Hurricane Milton, which is expected to make landfall on the Florida coast Wednesday or early Thursday (Oct. 9 or 10), seemed to come out of nowhere: Just a tropical storm on Sunday, the hurricane roared into the Category 5 range Monday (Oct. 7), with sustained winds of 180 mph (298 km/h) before weakening slightly on Tuesday (Oct. 8).
But how close is Milton’s sustained wind speed to the theoretical maximum? And is there a hard limit?
There is a “speed limit,” on sustained wind speed, called maximum potential intensity, but it is not absolute: It is dictated by several factors, including the heat present in the ocean. Current calculations of the maximum potential intensity for storms typically peaks around 200 mph (134 km/hour).
But that may change in the coming decades as oceans warm and the climate changes. Already, the potential for strong storms has been rising over the past 30 years, said Kerry Emanuel, an emeritus professor of atmospheric science at MIT who developed the model. So have actual monster storms: Five storms on record have had winds exceeding 192 mph (309 km/hour). All of those have occurred since 2013.
“I think by the end of the century, if we don’t do a lot of curbing, it’s going to be closer to 220 [mph],” Emanuel told Live Science.
Related: We may need a new ‘Category 6’ hurricane level for winds over 192 mph, study suggests
What drives a storm
The speed limit on hurricane winds is relatively easy to calculate, said James Kossin, a climate scientist who is retired from the National Oceanic and Atmospheric Administration (NOAA) and now consults for the climate risk modeling agency First Street.
“The fuel for the hurricanes is the heat they’re drawing from the ocean,” Kossin said. “The warmer the water, the more fuel is available.”
Other factors help determine maximum potential intensity, such as the heat in the atmosphere and temperature of the cloud tops, which determines how quickly heat can move from sea surface to the top of a storm, and wind shear, which is the difference in wind speed and direction at different heights in the atmosphere. Too much wind shear can tear a storm apart, weakening it and preventing it from reaching its full potential. A study of storms between 1962 and 1992 found that only 20% of Atlantic cyclones reach 80% or more of their maximum potential intensity, though there is evidence that a greater proportion of storms are starting to get closer to their theoretical limit, Emanuel said.
As the oceans and atmosphere warm, storms are getting stronger. In 2020, Kossin and his colleagues reported that the proportion of major hurricanes increased by 8% per decade between 1979 and 2017. That means that as the climate warms, strong and rapidly intensifying storms like Milton may become shockingly common.
New hurricane categories?
Hurricanes are graded on the Saffir-Simpson scale, which ranges from Category 1 (starting at sustained winds of 74 mph, or 119 km/hour winds) to a Category 5 (starting at sustained winds of 157 mph, or 252 km/hour winds). This scale is incomplete, as it is based on wind speed and doesn’t include damage from storm surge or flooding, which are deadlier than wind, Emanuel said.
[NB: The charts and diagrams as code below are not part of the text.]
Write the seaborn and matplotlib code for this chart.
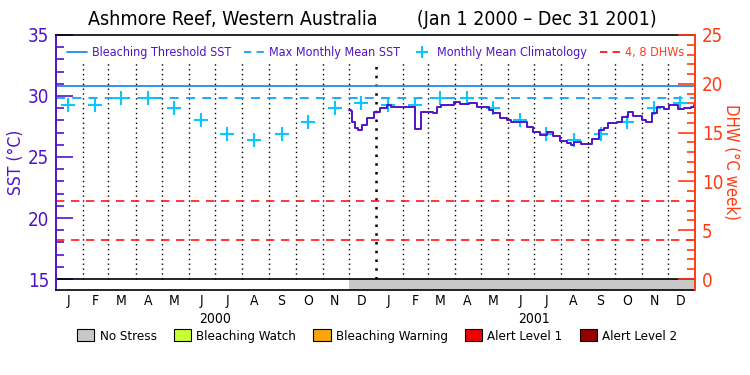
import numpy as np
import pandas as pd
import matplotlib
matplotlib.use('Agg')
import matplotlib.pyplot as plt
from matplotlib.lines import Line2D
from matplotlib.patches import Patch
import seaborn as sns

# dados
titulo = 'Ashmore Reef, Western Australia       (Jan 1 2000 \u2013 Dec 31 2001)'
mmm = 29.8            # Max Monthly Mean SST
limiar = 30.8         # Bleaching Threshold SST
dhw_linhas = [4, 8]
meses = ['J', 'F', 'M', 'A', 'M', 'J', 'J', 'A', 'S', 'O', 'N', 'D']
anos = ['2000', '2001']
climatologia = [29.25, 29.3, 29.8, 29.8, 29.05, 28.0, 26.9, 26.4, 26.85, 27.9, 29.05, 29.4]

sst_datas = ['2000-12-01', '2000-12-03', '2000-12-05', '2000-12-08', '2000-12-12', '2000-12-16',
             '2000-12-22', '2000-12-29', '2000-12-30', '2001-01-06', '2001-01-14', '2001-01-18',
             '2001-02-11', '2001-02-15', '2001-02-20', '2001-02-21', '2001-03-07', '2001-03-12',
             '2001-03-16', '2001-03-25', '2001-03-31', '2001-04-07', '2001-04-17', '2001-04-27',
             '2001-05-04', '2001-05-10', '2001-05-15', '2001-05-23', '2001-05-31', '2001-06-04',
             '2001-06-15', '2001-06-23', '2001-06-30', '2001-07-08', '2001-07-12', '2001-07-16',
             '2001-07-23', '2001-07-31', '2001-08-08', '2001-08-12', '2001-08-15', '2001-08-23',
             '2001-09-01', '2001-09-05', '2001-09-09', '2001-09-13', '2001-09-19', '2001-09-23',
             '2001-10-04', '2001-10-10', '2001-10-16', '2001-10-22', '2001-11-01', '2001-11-06',
             '2001-11-09', '2001-11-13', '2001-11-19', '2001-11-26', '2001-12-02', '2001-12-10',
             '2001-12-13', '2001-12-19', '2001-12-27', '2001-12-31']
sst_valores = [28.85, 28.8, 27.9, 27.4, 27.2, 27.6,
               28.17, 28.17, 28.7, 29.0, 29.26, 29.1,
               29.1, 27.27, 27.27, 28.7, 28.58, 29.1,
               29.3, 29.26, 29.48, 29.34, 29.45, 29.1,
               29.1, 28.85, 28.58, 28.17, 28.04, 27.84,
               27.84, 27.48, 27.07, 26.8, 26.8, 27.07,
               26.72, 26.3, 26.17, 25.98, 26.25, 26.1,
               26.1, 26.45, 26.45, 27.2, 27.35, 27.8,
               27.85, 28.3, 28.66, 28.4, 28.05, 27.9,
               27.9, 28.58, 29.12, 28.9, 29.26, 29.3,
               28.9, 29.05, 29.1, 29.3]
status = ['No Stress'] * len(sst_datas)

categorias = ['No Stress', 'Bleaching Watch', 'Bleaching Warning', 'Alert Level 1', 'Alert Level 2']
cores_cat = ['#C8C8C8', '#C8FF32', '#FAA50A', '#F00000', '#960000']

roxo = '#5014C8'
laranja = '#FF3C14'

sns.set_style('white')
plt.rcParams['font.family'] = ['DejaVu Sans']
plt.rcParams['font.stretch'] = 'condensed'
plt.rcParams['text.color'] = 'black'
plt.rcParams['xtick.color'] = 'black'

df_sst = pd.DataFrame({'data': pd.to_datetime(sst_datas), 'sst': sst_valores, 'status': status})
inicio_mes = pd.date_range('2000-01-01', '2001-12-01', freq='MS')
df_clim = pd.DataFrame({'data': inicio_mes + pd.Timedelta(days=14),
                        'sst': climatologia * len(anos)})

fig = plt.figure(figsize=(7.5, 3.75), dpi=100)
ax = fig.add_axes([0.0747, 0.2267, 0.852, 0.68])
y_base = 14.1
ax.set_xlim(pd.Timestamp('2000-01-01'), pd.Timestamp('2002-01-01'))
ax.set_ylim(y_base, 35)

# linhas pontilhadas dos meses
for d in inicio_mes[1:]:
    grossa = d == pd.Timestamp('2001-01-01')
    ax.vlines(d, 15, 32.7, colors='black', linestyles=(0, (1, 2.5)),
              linewidth=1.8 if grossa else 1.0, zorder=1)

# faixa de status
for cat, cor in zip(categorias, cores_cat):
    sub = df_sst[df_sst['status'] == cat]
    if len(sub):
        ax.fill_between(sub['data'], y_base, 15, color=cor, step='post', linewidth=0)
ax.axhline(15, color='black', linewidth=1.2)

ax.axhline(limiar, color='#1E8CF0', linewidth=1.3)
ax.axhline(mmm, color='#14A0F5', linewidth=1.3, linestyle=(0, (5, 4)))
for v in dhw_linhas:
    ax.axhline(15 + v * 20 / 25, color='#FF1414', linewidth=1.2, linestyle=(0, (5, 4)))

sns.scatterplot(data=df_clim, x='data', y='sst', marker='+', s=90, color='#0AC8FF',
                linewidth=1.5, ax=ax, zorder=4, legend=False)
sns.lineplot(data=df_sst, x='data', y='sst', color=roxo, linewidth=1.4,
             drawstyle='steps-post', ax=ax, zorder=5, legend=False)

# eixos
ax.set_xlabel('')
ax.set_ylabel('SST (\u00b0C)', color=roxo, fontsize=12.5, labelpad=2)
ax.set_yticks([15, 20, 25, 30, 35])
ax.set_yticks(np.arange(16, 35, 1), minor=True)
ax.tick_params(axis='y', which='major', direction='in', length=12, width=1.2, colors=roxo,
               labelsize=13.5, labelcolor=roxo, pad=5)
ax.tick_params(axis='y', which='minor', direction='in', length=6, width=1.2, colors=roxo)
ax.set_xticks(df_clim['data'])
ax.set_xticklabels(meses * len(anos))
ax.tick_params(axis='x', length=0, labelsize=10, labelcolor='black', pad=3)
for a in anos:
    ax.text(pd.Timestamp(f'{a}-07-01'), -0.115, a, transform=ax.get_xaxis_transform(),
            ha='center', va='center', fontsize=10, color='black')

for lado in ['top', 'bottom']:
    ax.spines[lado].set_color('black')
    ax.spines[lado].set_linewidth(1.2)
ax.spines['left'].set_color(roxo)
ax.spines['left'].set_linewidth(1.4)
ax.spines['right'].set_visible(False)

ax2 = ax.twinx()
ax2.set_ylim((y_base - 15) * 25 / 20, 25)
ax2.set_yticks([0, 5, 10, 15, 20, 25])
ax2.set_yticks(np.arange(1, 25, 1), minor=True)
ax2.tick_params(axis='y', which='major', direction='in', length=12, width=1.2, colors=laranja,
                labelsize=13.5, labelcolor=laranja, pad=5)
ax2.tick_params(axis='y', which='minor', direction='in', length=6, width=1.2, colors=laranja)
ax2.set_ylabel('DHW (\u00b0C week)', color=laranja, fontsize=12, rotation=-90, labelpad=12)
for lado in ['top', 'bottom', 'left']:
    ax2.spines[lado].set_visible(False)
ax2.spines['right'].set_color(laranja)
ax2.spines['right'].set_linewidth(1.4)

# legenda interna
handles = [Line2D([], [], color='#1E8CF0', lw=1.3),
           Line2D([], [], color='#14A0F5', lw=1.3, ls=(0, (4, 3))),
           Line2D([], [], color='#0AC8FF', lw=0, marker='+', markersize=8, mew=1.5),
           Line2D([], [], color='#FF1414', lw=1.3, ls=(0, (4, 3)))]
rotulos = ['Bleaching Threshold SST', 'Max Monthly Mean SST', 'Monthly Mean Climatology', '4, 8 DHWs']
leg = ax.legend(handles, rotulos, loc='upper center', bbox_to_anchor=(0.5, 1.0), ncol=4,
                frameon=False, fontsize=9, handlelength=1.6, handletextpad=0.4,
                columnspacing=1.0)
for t, c in zip(leg.get_texts(), [roxo, roxo, roxo, laranja]):
    t.set_color(c)

# legenda de status
fig.legend([Patch(facecolor=c, edgecolor='black', linewidth=0.8) for c in cores_cat], categorias,
           loc='center', bbox_to_anchor=(0.503, 0.104), ncol=5, frameon=False, fontsize=9.5,
           handlelength=1.3, handleheight=1.0, handletextpad=0.4, columnspacing=1.3)

fig.text(0.497, 0.947, titulo, ha='center', va='center', fontsize=14, color='black')

fig.savefig('out.png', dpi=100)
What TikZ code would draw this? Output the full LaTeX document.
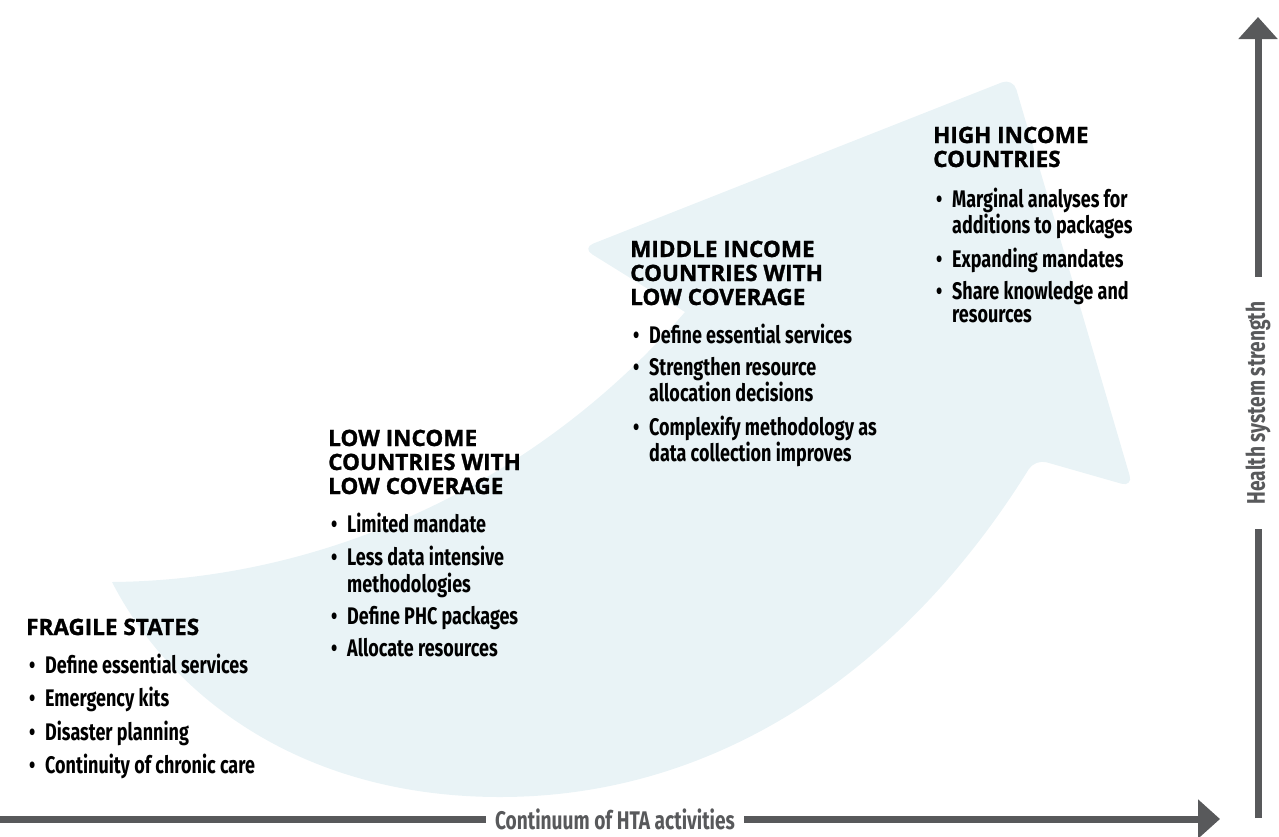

The increasing probability of strong storms spurred Kossin and his colleague Michael Wehner of Lawrence Berkeley National Laboratory to suggest in February that the Saffir-Simpson scale may need a “Category 6,” which would include storms with winds of more than 192 mph (308 km/h).
The researchers identified five storms that would already qualify for that category: Typhoon Haiyan (2013), Hurricane Patricia (2015), Typhoon Meranti (2016), Typhoon Goni (2020) and Typhoon Surigae (2021). Patricia was the most intense on record and the only one with winds over 200 mph. (The hurricane’s winds reached 215 mph (345 km/h) but weakened to 150 mph (241 km/h) by the time the storm made landfall.)
Wehner and Kossin considered looking at hurricanes in a theoretical “Category 7” with winds over 229 mph (368 km/h). But their calculations showed there is currently a negligible risk of a storm that strong, Wehner told Live Science, so they left the possibility out of their paper.
No one really knows the maximum winds a hurricane could theoretically sustain if water temperatures keep rising, Wehner said. “In these really strong, distinct eyewalls where the winds are moving like crazy, these flows are very unstable,” he said.
The exact dynamics of the eyewall aren’t fully understood, Wehner said. Milton’s weakening came after an eyewall replacement, which happens when a new band of thunderstorms forms around the storm’s eye, choking off the moisture to the original eyewall. The shift deconcentrated Milton’s energy, increasing the overall size of the storm but also diminishing its peak winds. It may be that, at extreme wind speeds, these storm-weakening phenomena become inevitable, but that isn’t well understood, Wehner said.
“Say we’re in a 4-degree warmer world, which is almost unthinkable, where the maximum possible intensity is well above 192 mph,” he said. “Could these storms actually sustain themselves? I don’t think we know.”